→ WORK REQUIRED
An exact copy of all the data is required, with pictures left out.

→ DATA SHOWN
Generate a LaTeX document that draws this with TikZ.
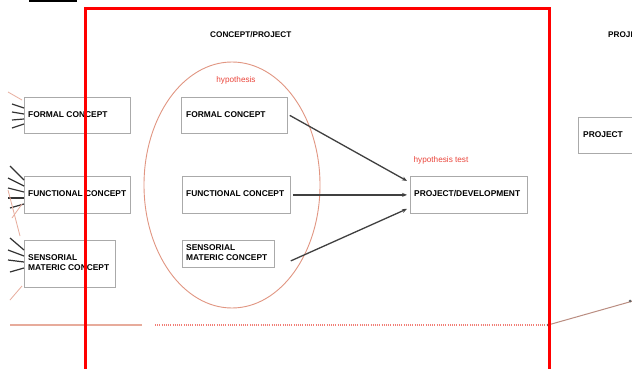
\documentclass[tikz,border=0pt]{standalone}
\usepackage{fontspec}
\setmainfont{Liberation Sans}
\usetikzlibrary{shapes.geometric,arrows.meta}
\definecolor{boxgray}{RGB}{170,170,170}
\definecolor{salmon}{RGB}{225,150,130}
\definecolor{hyred}{RGB}{235,70,60}
\definecolor{framered}{RGB}{255,0,0}
\tikzset{
  cbox/.style={draw=boxgray, line width=0.8pt, inner sep=3pt, anchor=north west},
  btext/.style={anchor=west, font=\fontsize{8.4}{10}\selectfont\bfseries, align=left, inner sep=0pt},
  hlabel/.style={font=\fontsize{8.2}{9}\selectfont, text=hyred},
  flow/.style={draw=black!75, line width=1.3pt, -{Stealth[length=5pt,width=4pt]}},
  lstroke/.style={draw=black!80, line width=1.2pt},
  lred/.style={draw=salmon!80, line width=0.8pt},
}
\begin{document}
\begin{tikzpicture}[x=1pt,y=-1pt]
\useasboundingbox (0,0) rectangle (632,369);
\clip (0,0) rectangle (632,369);
\fill[white] (0,0) rectangle (632,369);
% small black bar at top
\draw[line width=1.2pt] (29,1) coordinate (bara) -- (77,1) coordinate (barb);
% header
\node[btext, font=\fontsize{8.2}{10}\selectfont\bfseries] (hdr) at (210,35) {CONCEPT/PROJECT};
\node[btext, font=\fontsize{8.2}{10}\selectfont\bfseries] (hdr2) at (608,35) {PROJECT};
% left column boxes
\node[cbox, minimum width=106pt, minimum height=36pt] (lformal) at (24,97) {};
\node[btext] (lformalt) at (28,115) {FORMAL CONCEPT};
\node[cbox, minimum width=106pt, minimum height=37pt] (lfunc) at (24,176) {};
\node[btext] (lfunct) at (28,194) {FUNCTIONAL CONCEPT};
\node[cbox, minimum width=91pt, minimum height=47pt] (lsens) at (24,240) {};
\node[btext] (lsenst) at (28,263) {SENSORIAL\\MATERIC CONCEPT};
% left edge strokes
\foreach \i/\ya/\yb in {1/104/108,2/112/114,3/120/119,4/128/124}{
  \coordinate (ls\i) at (12,\ya);
  \draw[lstroke] (ls\i) -- (lformal.west |- 0,\yb);
}
\foreach \i/\xa/\ya/\yb in {1/10/166/180,2/8/178/186,3/8/188/192,4/8/198/198,5/10/208/204}{
  \coordinate (lf\i) at (\xa,\ya);
  \draw[lstroke] (lf\i) -- (lfunc.west |- 0,\yb);
}
\foreach \i/\xa/\ya/\yb in {1/10/238/250,2/8/250/256,3/8/260/262,4/10/272/268}{
  \coordinate (lt\i) at (\xa,\ya);
  \draw[lstroke] (lt\i) -- (lsens.west |- 0,\yb);
}
\coordinate (r1a) at (8,92); \coordinate (r1b) at (22,100);
\draw[lred] (r1a) -- (r1b);
\coordinate (r2a) at (8,190); \coordinate (r2b) at (20,236);
\draw[lred] (r2a) -- (r2b);
\coordinate (r3a) at (22,286); \coordinate (r3b) at (10,300);
\draw[lred] (r3a) -- (r3b);
\coordinate (r4a) at (22,204); \coordinate (r4b) at (12,218);
\draw[lred] (r4a) -- (r4b);
% ellipse
\node[draw=salmon, line width=0.9pt, ellipse, minimum width=176pt, minimum height=246pt, inner sep=0pt] (hypo) at (232,185) {};
\node[hlabel] (hyplab) at (236,80) {hypothesis};
% inner boxes
\node[cbox, minimum width=106pt, minimum height=36pt] (formal) at (181,97) {};
\node[btext] (formalt) at (186,115) {FORMAL CONCEPT};
\node[cbox, minimum width=108pt, minimum height=37pt] (func) at (182,176) {};
\node[btext] (funct) at (186,194) {FUNCTIONAL CONCEPT};
\node[cbox, minimum width=92pt, minimum height=27pt] (sens) at (182,240) {};
\node[btext] (senst) at (186,253) {SENSORIAL\\MATERIC CONCEPT};
% project box
\node[cbox, minimum width=117pt, minimum height=37pt] (proj) at (410,176) {};
\node[btext] (projt) at (414,194) {PROJECT/DEVELOPMENT};
\node[hlabel] (testlab) at (441,160) {hypothesis test};
% right partial box
\node[cbox, minimum width=70pt, minimum height=36pt] (rproj) at (578,117) {};
\node[btext] (rprojt) at (583,135) {PROJECT};
% arrows
\draw[flow] ([xshift=2pt]formal.east) -- ([xshift=-3pt,yshift=14pt]proj.west);
\draw[flow] ([xshift=2pt]func.east) -- ([xshift=-3pt]proj.west);
\draw[flow] ([xshift=16pt,yshift=-7pt]sens.east) -- ([xshift=-3pt,yshift=-14pt]proj.west);
% bottom lines
\coordinate (b1) at (10,325); \coordinate (b2) at (142,325);
\draw[draw=salmon!80, line width=1.6pt] (b1) -- (b2);
\coordinate (b3) at (155,325); \coordinate (b4) at (548,325);
\draw[draw=hyred!70, line width=1.6pt, dash pattern=on 1pt off 1.2pt] (b3) -- (b4);
\coordinate (b5) at (640,299);
\draw[draw=salmon!60!gray, line width=1pt] (b4) -- (b5);
\fill[black!60] (b4) circle (1.5pt);
\fill[black!60] (630,301) circle (1.5pt);
% red frame
\node[draw=framered, line width=3pt, minimum width=464pt, minimum height=370pt, anchor=north west, inner sep=0pt] (frame) at (84,7) {};
\end{tikzpicture}
\end{document}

→ EXERCISE RESPONSE
Generate a LaTeX document that draws this with TikZ.
\documentclass[tikz,border=0pt]{standalone}
\usepackage{fontspec}
\setmainfont{Liberation Sans}
\usetikzlibrary{shapes.geometric,arrows.meta}
\definecolor{boxgray}{RGB}{170,170,170}
\definecolor{salmon}{RGB}{225,150,130}
\definecolor{hyred}{RGB}{235,70,60}
\definecolor{framered}{RGB}{255,0,0}
\tikzset{
  cbox/.style={draw=boxgray, line width=0.8pt, inner sep=3pt, anchor=north west},
  btext/.style={anchor=west, font=\fontsize{8.4}{10}\selectfont\bfseries, align=left, inner sep=0pt},
  hlabel/.style={font=\fontsize{8.2}{9}\selectfont, text=hyred},
  flow/.style={draw=black!75, line width=1.3pt, -{Stealth[length=5pt,width=4pt]}},
  lstroke/.style={draw=black!80, line width=1.2pt},
  lred/.style={draw=salmon!80, line width=0.8pt},
}
\begin{document}
\begin{tikzpicture}[x=1pt,y=-1pt]
\useasboundingbox (0,0) rectangle (632,369);
\clip (0,0) rectangle (632,369);
\fill[white] (0,0) rectangle (632,369);
% small black bar at top
\draw[line width=1.2pt] (29,1) coordinate (bara) -- (77,1) coordinate (barb);
% header
\node[btext, font=\fontsize{8.2}{10}\selectfont\bfseries] (hdr) at (210,35) {CONCEPT/PROJECT};
\node[btext, font=\fontsize{8.2}{10}\selectfont\bfseries] (hdr2) at (608,35) {PROJECT};
% left column boxes
\node[cbox, minimum width=106pt, minimum height=36pt] (lformal) at (24,97) {};
\node[btext] (lformalt) at (28,115) {FORMAL CONCEPT};
\node[cbox, minimum width=106pt, minimum height=37pt] (lfunc) at (24,176) {};
\node[btext] (lfunct) at (28,194) {FUNCTIONAL CONCEPT};
\node[cbox, minimum width=91pt, minimum height=47pt] (lsens) at (24,240) {};
\node[btext] (lsenst) at (28,263) {SENSORIAL\\MATERIC CONCEPT};
% left edge strokes
\foreach \i/\ya/\yb in {1/104/108,2/112/114,3/120/119,4/128/124}{
  \coordinate (ls\i) at (12,\ya);
  \draw[lstroke] (ls\i) -- (lformal.west |- 0,\yb);
}
\foreach \i/\xa/\ya/\yb in {1/10/166/180,2/8/178/186,3/8/188/192,4/8/198/198,5/10/208/204}{
  \coordinate (lf\i) at (\xa,\ya);
  \draw[lstroke] (lf\i) -- (lfunc.west |- 0,\yb);
}
\foreach \i/\xa/\ya/\yb in {1/10/238/250,2/8/250/256,3/8/260/262,4/10/272/268}{
  \coordinate (lt\i) at (\xa,\ya);
  \draw[lstroke] (lt\i) -- (lsens.west |- 0,\yb);
}
\coordinate (r1a) at (8,92); \coordinate (r1b) at (22,100);
\draw[lred] (r1a) -- (r1b);
\coordinate (r2a) at (8,190); \coordinate (r2b) at (20,236);
\draw[lred] (r2a) -- (r2b);
\coordinate (r3a) at (22,286); \coordinate (r3b) at (10,300);
\draw[lred] (r3a) -- (r3b);
\coordinate (r4a) at (22,204); \coordinate (r4b) at (12,218);
\draw[lred] (r4a) -- (r4b);
% ellipse
\node[draw=salmon, line width=0.9pt, ellipse, minimum width=176pt, minimum height=246pt, inner sep=0pt] (hypo) at (232,185) {};
\node[hlabel] (hyplab) at (236,80) {hypothesis};
% inner boxes
\node[cbox, minimum width=106pt, minimum height=36pt] (formal) at (181,97) {};
\node[btext] (formalt) at (186,115) {FORMAL CONCEPT};
\node[cbox, minimum width=108pt, minimum height=37pt] (func) at (182,176) {};
\node[btext] (funct) at (186,194) {FUNCTIONAL CONCEPT};
\node[cbox, minimum width=92pt, minimum height=27pt] (sens) at (182,240) {};
\node[btext] (senst) at (186,253) {SENSORIAL\\MATERIC CONCEPT};
% project box
\node[cbox, minimum width=117pt, minimum height=37pt] (proj) at (410,176) {};
\node[btext] (projt) at (414,194) {PROJECT/DEVELOPMENT};
\node[hlabel] (testlab) at (441,160) {hypothesis test};
% right partial box
\node[cbox, minimum width=70pt, minimum height=36pt] (rproj) at (578,117) {};
\node[btext] (rprojt) at (583,135) {PROJECT};
% arrows
\draw[flow] ([xshift=2pt]formal.east) -- ([xshift=-3pt,yshift=14pt]proj.west);
\draw[flow] ([xshift=2pt]func.east) -- ([xshift=-3pt]proj.west);
\draw[flow] ([xshift=16pt,yshift=-7pt]sens.east) -- ([xshift=-3pt,yshift=-14pt]proj.west);
% bottom lines
\coordinate (b1) at (10,325); \coordinate (b2) at (142,325);
\draw[draw=salmon!80, line width=1.6pt] (b1) -- (b2);
\coordinate (b3) at (155,325); \coordinate (b4) at (548,325);
\draw[draw=hyred!70, line width=1.6pt, dash pattern=on 1pt off 1.2pt] (b3) -- (b4);
\coordinate (b5) at (640,299);
\draw[draw=salmon!60!gray, line width=1pt] (b4) -- (b5);
\fill[black!60] (b4) circle (1.5pt);
\fill[black!60] (630,301) circle (1.5pt);
% red frame
\node[draw=framered, line width=3pt, minimum width=464pt, minimum height=370pt, anchor=north west, inner sep=0pt] (frame) at (84,7) {};
\end{tikzpicture}
\end{document}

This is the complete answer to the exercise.